#### SOURCE DATA
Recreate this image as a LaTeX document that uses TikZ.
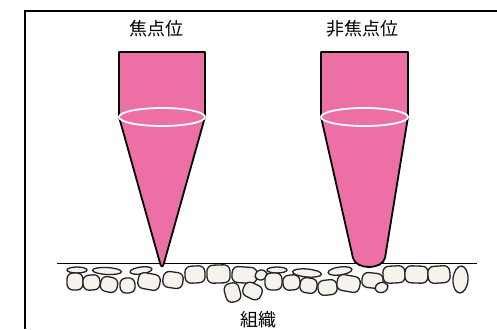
\documentclass[tikz,border=0pt]{standalone}
\usepackage{fontspec}
\newfontfamily\jpfont{Noto Sans CJK JP}
\usetikzlibrary{shapes.geometric}

\definecolor{probepink}{RGB}{236,112,165}
\definecolor{cellfill}{RGB}{245,243,235}
\definecolor{celldraw}{RGB}{35,35,35}

\tikzset{
  probe/.style={fill=probepink, draw=black, line width=1.8pt, line join=round},
  lens/.style={draw=white, line width=1.8pt},
  cell/.style={draw=celldraw, fill=cellfill, line width=1.3pt, rounded corners=6pt,
    inner sep=0pt, outer sep=0pt},
  flatcell/.style={cell, ellipse},
  caption/.style={font=\jpfont\fontsize{18}{20}\selectfont, text=black},
}

\begin{document}
\begin{tikzpicture}[x=1pt, y=-1pt]
	\useasboundingbox (0,0) rectangle (497,329);

	% Frame
	\draw[line width=2pt] (25.3,329) -- (25.3,11) -- (497,11);

	% Tissue: flat cells on top
	\foreach \x/\y/\w/\h/\r [count=\i] in {77/270/20/6/0, 107/271/29/7/-3, 141/270.5/22/7/8,
		277/270/20/6/0, 307/273/29/8/-5, 340/271/24/8/8, 460.5/279.5/15/27/-4}
		\node[flatcell, minimum width=\w, minimum height=\h, rotate=\r] (flat\i) at (\x,\y) {};

	% Tissue: rounded cells
	\foreach \x/\y/\w/\h/\r [count=\i] in {75/281.5/16/17/0, 91.5/282.5/17/15/5, 109/284.5/17/15/-12,
		127.5/285.5/15/15/4, 149/281.5/22/16/-10, 173/280/20/16/-8, 195/274.5/20/17/3,
		218.5/274/23/18/2, 244.5/275/25/16/-4, 261/275/12/10/20, 232.5/292.5/15/19/15,
		252.5/291/19/15/-25, 273.5/281.5/17/17/0, 291.5/282.5/17/15/5, 308.5/285.5/17/15/-8,
		327.5/287.5/19/15/6, 348.5/283.5/23/16/-10, 372.5/280.5/21/15/-6, 381.5/287.5/13/10/15,
		394/274.5/22/17/3, 416.5/274.5/23/17/-2, 439/274.5/22/17/4}
		\node[cell, minimum width=\w, minimum height=\h, rotate=\r] (cell\i) at (\x,\y) {};

	% Tissue surface
	\draw[line width=1.6pt] (57,263.5) -- (477,263.5);

	% Focused probe
	\begin{scope}
		\path[probe] (119,52) -- (205,52) -- (205,117) -- (164,263)
			.. controls (163,267.5) and (161,267.5) .. (160,263) -- (119,117) -- cycle;
		\draw[lens] (162,117) ellipse [x radius=43, y radius=9];
	\end{scope}

	% Defocused probe
	\begin{scope}
		\path[probe] (321,52) -- (408,52) -- (408,117) -- (385,258)
			.. controls (382,270) and (356,270) .. (353,258) -- (321,117) -- cycle;
		\draw[lens] (364.5,117) ellipse [x radius=43.5, y radius=9];
	\end{scope}

	% Labels
	\node[caption] (focus) at (156,29) {焦点位};
	\node[caption] (defocus) at (362,29) {非焦点位};
	\node[caption] (tissue) at (258,320) {組織};
\end{tikzpicture}
\end{document}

#### WHAT THIS TASK INVOLVES
Make an exact copy of the lines from the top of the material through the line with "(25.3,11) -- (497,11);", pictures excluded.

#### RESPONSE TO THE TASK
Recreate this image as a LaTeX document that uses TikZ.
\documentclass[tikz,border=0pt]{standalone}
\usepackage{fontspec}
\newfontfamily\jpfont{Noto Sans CJK JP}
\usetikzlibrary{shapes.geometric}

\definecolor{probepink}{RGB}{236,112,165}
\definecolor{cellfill}{RGB}{245,243,235}
\definecolor{celldraw}{RGB}{35,35,35}

\tikzset{
  probe/.style={fill=probepink, draw=black, line width=1.8pt, line join=round},
  lens/.style={draw=white, line width=1.8pt},
  cell/.style={draw=celldraw, fill=cellfill, line width=1.3pt, rounded corners=6pt,
    inner sep=0pt, outer sep=0pt},
  flatcell/.style={cell, ellipse},
  caption/.style={font=\jpfont\fontsize{18}{20}\selectfont, text=black},
}

\begin{document}
\begin{tikzpicture}[x=1pt, y=-1pt]
	\useasboundingbox (0,0) rectangle (497,329);

	% Frame
	\draw[line width=2pt] (25.3,329) -- (25.3,11) -- (497,11);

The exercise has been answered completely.